EL-BIREH (FROM THE SOUTH)
[198]. In the Palestine Exploration Fund Quarterly for July, 1906, page 163, Dr. E. W. G. Masterman, of Jerusalem, writes of unusual weather in May preceding. Speaking of a severe hail-storm in Urṭâs and Bethlehem, he quotes the local report among the peasantry which was that “each hailstone was the size of a pigeon’s egg and had St. George’s image pictured on it.”

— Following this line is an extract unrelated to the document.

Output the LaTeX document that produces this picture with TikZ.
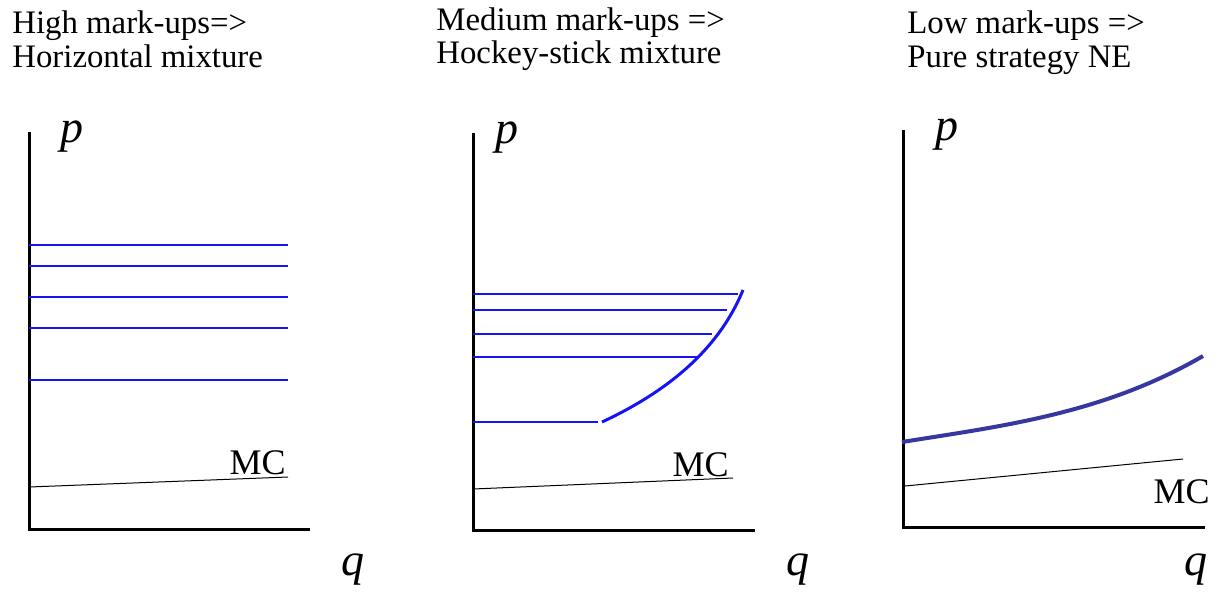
\documentclass[tikz,border=0pt]{standalone}
\usepackage{fontspec}
\setmainfont{Liberation Serif}
\usepackage{tikz}
\usepackage{xcolor}
\usetikzlibrary{arrows.meta,calc}
\definecolor{markblue}{RGB}{20,20,245}
\definecolor{neblue}{RGB}{55,55,160}
\tikzset{
  axis/.style={draw=black, line width=1.5pt},
  mcline/.style={draw=black, line width=0.5pt},
  markup/.style={draw=markblue, line width=0.8pt},
  hockey/.style={draw=markblue, line width=1.5pt},
  pureNE/.style={draw=neblue, line width=2pt},
  title/.style={anchor=base west, inner sep=0pt, font=\fontsize{16.4}{18}\selectfont},
  mclabel/.style={anchor=base east, inner sep=0pt, font=\fontsize{18}{20}\selectfont},
  varlabel/.style={inner sep=0pt, font=\fontsize{23}{25}\selectfont\itshape},
}

\begin{document}
\begin{tikzpicture}[x=0.5pt, y=-0.5pt]
  \useasboundingbox (0,0) rectangle (1219,594);
  % titles
  \node[title] (t1a) at (12,33) {High mark-ups=>};
  \node[title] (t1b) at (12,67) {Horizontal mixture};
  \node[title] (t2a) at (436,31) {Medium mark-ups =>};
  \node[title] (t2b) at (436,63) {Hockey-stick mixture};
  \node[title] (t3a) at (907,33) {Low mark-ups =>};
  \node[title] (t3b) at (907,67) {Pure strategy NE};

  % high mark-ups: horizontal mixture
  \coordinate (o1) at (29,529);
  \draw[axis] (29,132) -- (o1) -- (310,529);
  \foreach \y in {245,266,297,328,380}
    \draw[markup] (29,\y) -- (288,\y);
  \draw[mcline] (29,487) -- (288,477);
  \node[mclabel] (mc1) at (286,474) {MC};
  \node[varlabel] (p1) at (72,137) {p};
  \node[varlabel] (q1) at (353,570) {q};

  % medium mark-ups: hockey-stick mixture
  \coordinate (o2) at (473,530);
  \draw[axis] (473,133) -- (o2) -- (755,530);
  \foreach \y/\x in {294/738,310/727,334/712,357/697,422/598}
    \draw[markup] (473,\y) -- (\x,\y);
  \draw[hockey] (602,422) .. controls (675,388) and (721,344) .. (743,290);
  \draw[mcline] (473,489) -- (733,478);
  \node[mclabel] (mc2) at (729,476) {MC};
  \node[varlabel] (p2) at (507,138) {p};
  \node[varlabel] (q2) at (798,570) {q};

  % low mark-ups: pure strategy NE
  \coordinate (o3) at (903,527);
  \draw[axis] (903,130) -- (o3) -- (1205,527);
  \draw[pureNE] (902,442) .. controls (1002,426) and (1103,414) .. (1203,356);
  \draw[mcline] (905,486) -- (1183,459);
  \node[mclabel] (mc3) at (1210,503) {MC};
  \node[varlabel] (p3) at (947,135) {p};
  \node[varlabel] (q3) at (1196,570) {q};
\end{tikzpicture}
\end{document}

[199]. Compare with the exclamation of this Christian, the Moslem attribution of uniqueness to God in the well-known formula.
CHAPTER X
OTHER VILLAGES AND ENVIRONS
About a mile northwest of Râm Allâh on the Jânyeh road is a region which goes by the name of eṭ-Ṭîreh, a name commonly met in Syria. There is a question as to what it may mean. If the localities thus named were always, as they more usually are, lofty places, the suggestion has been made that eṭ-Ṭîreh might be derived from the root meaning to fly, and so such a place might be dubbed The Flyer, in the sense of a high place, but Prof. E. H. Palmer derives the name from a root meaning fort.[[201]] At this eṭ-Ṭîreh there are many remains of former buildings, the central one being the Ṣalâ‛t eṭ-Ṭîreh, the ruin of a Christian church. A large tract of ground including it has been walled in by the ecclesiastical owners. The oil of the olive-trees in the enclosure is said to be used for church purposes. The remains of the old church are very scanty compared with those at el-Bîreh, Burj Baytîn, eṭ-Ṭayyibeh or even at Khurbet el-Moḳâṭir. Some of the remaining stones have been reset in an attempt to restore the line of the wall, and the result is a smaller space enclosed than originally. At present the main enclosure is roughly fifty-two feet long by twenty-six feet wide. The line of the apse is marked by one course of stones standing loosely together. Plenty of tiny white cubes, remains of tessellated pavement, are scattered around. There are bases of four columns, many blocks and some pieces of columns.
Northeast of the ruin is a little inclined path that leads underground, where there is a fine old olive-press. It is of the kind generally used, though recently some screw-presses have been introduced into Râm Allâh.